— Start Data segment —

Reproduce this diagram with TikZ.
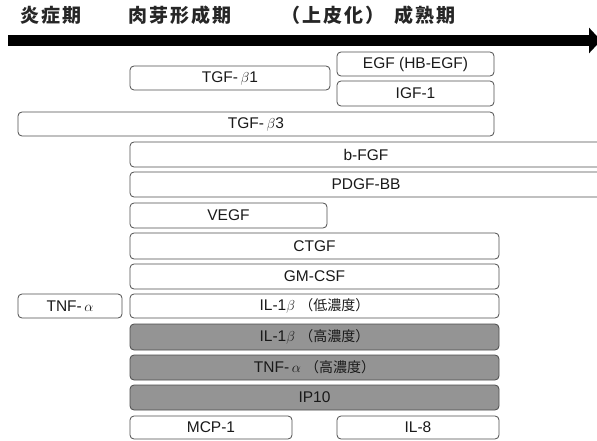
\documentclass[tikz,border=0pt]{standalone}
\usepackage{fontspec}
\setmainfont{Liberation Sans}
\newfontfamily\jp{Noto Sans CJK JP}
\newfontfamily\jph[LetterSpace=10]{Noto Sans CJK JP}
\usetikzlibrary{arrows.meta}
\newcommand\mybox[7][box]{%
  \node[#1, minimum width={#5-#3}, minimum height={#6-#4}] (#2) at ({(#3+#5)/2},{(#4+#6)/2}) {#7};}
\newcommand\jpsmall[1]{{\jp\fontsize{14}{16}\selectfont #1}}
\begin{document}
\begin{tikzpicture}[x=1pt,y=-1pt,
  box/.style={draw=black!70, line width=0.8pt, rounded corners=4pt, inner sep=0pt,
    font=\fontsize{15.5}{18}\selectfont, text=black!90},
  darkbox/.style={box, fill=black!42},
  phase/.style={font=\jph\bfseries\fontsize{19}{22}\selectfont, text=black!85, inner sep=0pt},
  timeline/.style={line width=11pt, -{Triangle[length=12pt, width=25pt]}}]
\useasboundingbox (0,0) rectangle (597,441);
% phases
\node[phase] (p1) at (51,15) {炎症期};
\node[phase] (p2) at (180,15) {肉芽形成期};
\node[phase] (p3) at (333,15) {（上皮化）};
\node[phase] (p4) at (425,15) {成熟期};
% time axis
\coordinate (tl) at (8,40.5);
\coordinate (tr) at (601,40.5);
\draw[timeline] (tl) -- (tr);
% factors
\mybox{tgfb1}{130}{66}{330}{90}{TGF-\,$\beta$1}
\mybox{egf}{337}{52}{494}{76}{EGF (HB-EGF)}
\mybox{igf}{337}{81}{494}{106}{IGF-1}
\mybox{tgfb3}{18}{112}{494}{136}{TGF-\,$\beta$3}
\mybox{bfgf}{130}{142}{602}{167}{b-FGF}
\mybox{pdgf}{130}{172}{602}{197}{PDGF-BB}
\mybox{vegf}{130}{203}{327}{228}{VEGF}
\mybox{ctgf}{130}{233}{499}{259}{CTGF}
\mybox{gmcsf}{130}{264}{499}{289}{GM-CSF}
\mybox{tnfa}{18}{294}{122}{318}{TNF-\,$\alpha$}
\mybox{illow}{130}{294}{499}{318}{IL-1$\beta$\ \jpsmall{（低濃度）}}
\mybox[darkbox]{ilhigh}{130}{324}{499}{350}{IL-1$\beta$\ \jpsmall{（高濃度）}}
\mybox[darkbox]{tnfhigh}{130}{355}{499}{380}{TNF-\,$\alpha$\ \jpsmall{（高濃度）}}
\mybox[darkbox]{ip}{130}{385}{499}{410}{IP10}
\mybox{mcp}{130}{416}{292}{439}{MCP-1}
\mybox{ileight}{337}{416}{499}{439}{IL-8}
\end{tikzpicture}
\end{document}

— End Data segment —

▸ **Exercise**
Reproduce the material above in full and without alteration, but skip all pictures.

▸ **Reply to the exercise**
Reproduce this diagram with TikZ.
\documentclass[tikz,border=0pt]{standalone}
\usepackage{fontspec}
\setmainfont{Liberation Sans}
\newfontfamily\jp{Noto Sans CJK JP}
\newfontfamily\jph[LetterSpace=10]{Noto Sans CJK JP}
\usetikzlibrary{arrows.meta}
\newcommand\mybox[7][box]{%
  \node[#1, minimum width={#5-#3}, minimum height={#6-#4}] (#2) at ({(#3+#5)/2},{(#4+#6)/2}) {#7};}
\newcommand\jpsmall[1]{{\jp\fontsize{14}{16}\selectfont #1}}
\begin{document}
\begin{tikzpicture}[x=1pt,y=-1pt,
  box/.style={draw=black!70, line width=0.8pt, rounded corners=4pt, inner sep=0pt,
    font=\fontsize{15.5}{18}\selectfont, text=black!90},
  darkbox/.style={box, fill=black!42},
  phase/.style={font=\jph\bfseries\fontsize{19}{22}\selectfont, text=black!85, inner sep=0pt},
  timeline/.style={line width=11pt, -{Triangle[length=12pt, width=25pt]}}]
\useasboundingbox (0,0) rectangle (597,441);
% phases
\node[phase] (p1) at (51,15) {炎症期};
\node[phase] (p2) at (180,15) {肉芽形成期};
\node[phase] (p3) at (333,15) {（上皮化）};
\node[phase] (p4) at (425,15) {成熟期};
% time axis
\coordinate (tl) at (8,40.5);
\coordinate (tr) at (601,40.5);
\draw[timeline] (tl) -- (tr);
% factors
\mybox{tgfb1}{130}{66}{330}{90}{TGF-\,$\beta$1}
\mybox{egf}{337}{52}{494}{76}{EGF (HB-EGF)}
\mybox{igf}{337}{81}{494}{106}{IGF-1}
\mybox{tgfb3}{18}{112}{494}{136}{TGF-\,$\beta$3}
\mybox{bfgf}{130}{142}{602}{167}{b-FGF}
\mybox{pdgf}{130}{172}{602}{197}{PDGF-BB}
\mybox{vegf}{130}{203}{327}{228}{VEGF}
\mybox{ctgf}{130}{233}{499}{259}{CTGF}
\mybox{gmcsf}{130}{264}{499}{289}{GM-CSF}
\mybox{tnfa}{18}{294}{122}{318}{TNF-\,$\alpha$}
\mybox{illow}{130}{294}{499}{318}{IL-1$\beta$\ \jpsmall{（低濃度）}}
\mybox[darkbox]{ilhigh}{130}{324}{499}{350}{IL-1$\beta$\ \jpsmall{（高濃度）}}
\mybox[darkbox]{tnfhigh}{130}{355}{499}{380}{TNF-\,$\alpha$\ \jpsmall{（高濃度）}}
\mybox[darkbox]{ip}{130}{385}{499}{410}{IP10}
\mybox{mcp}{130}{416}{292}{439}{MCP-1}
\mybox{ileight}{337}{416}{499}{439}{IL-8}
\end{tikzpicture}
\end{document}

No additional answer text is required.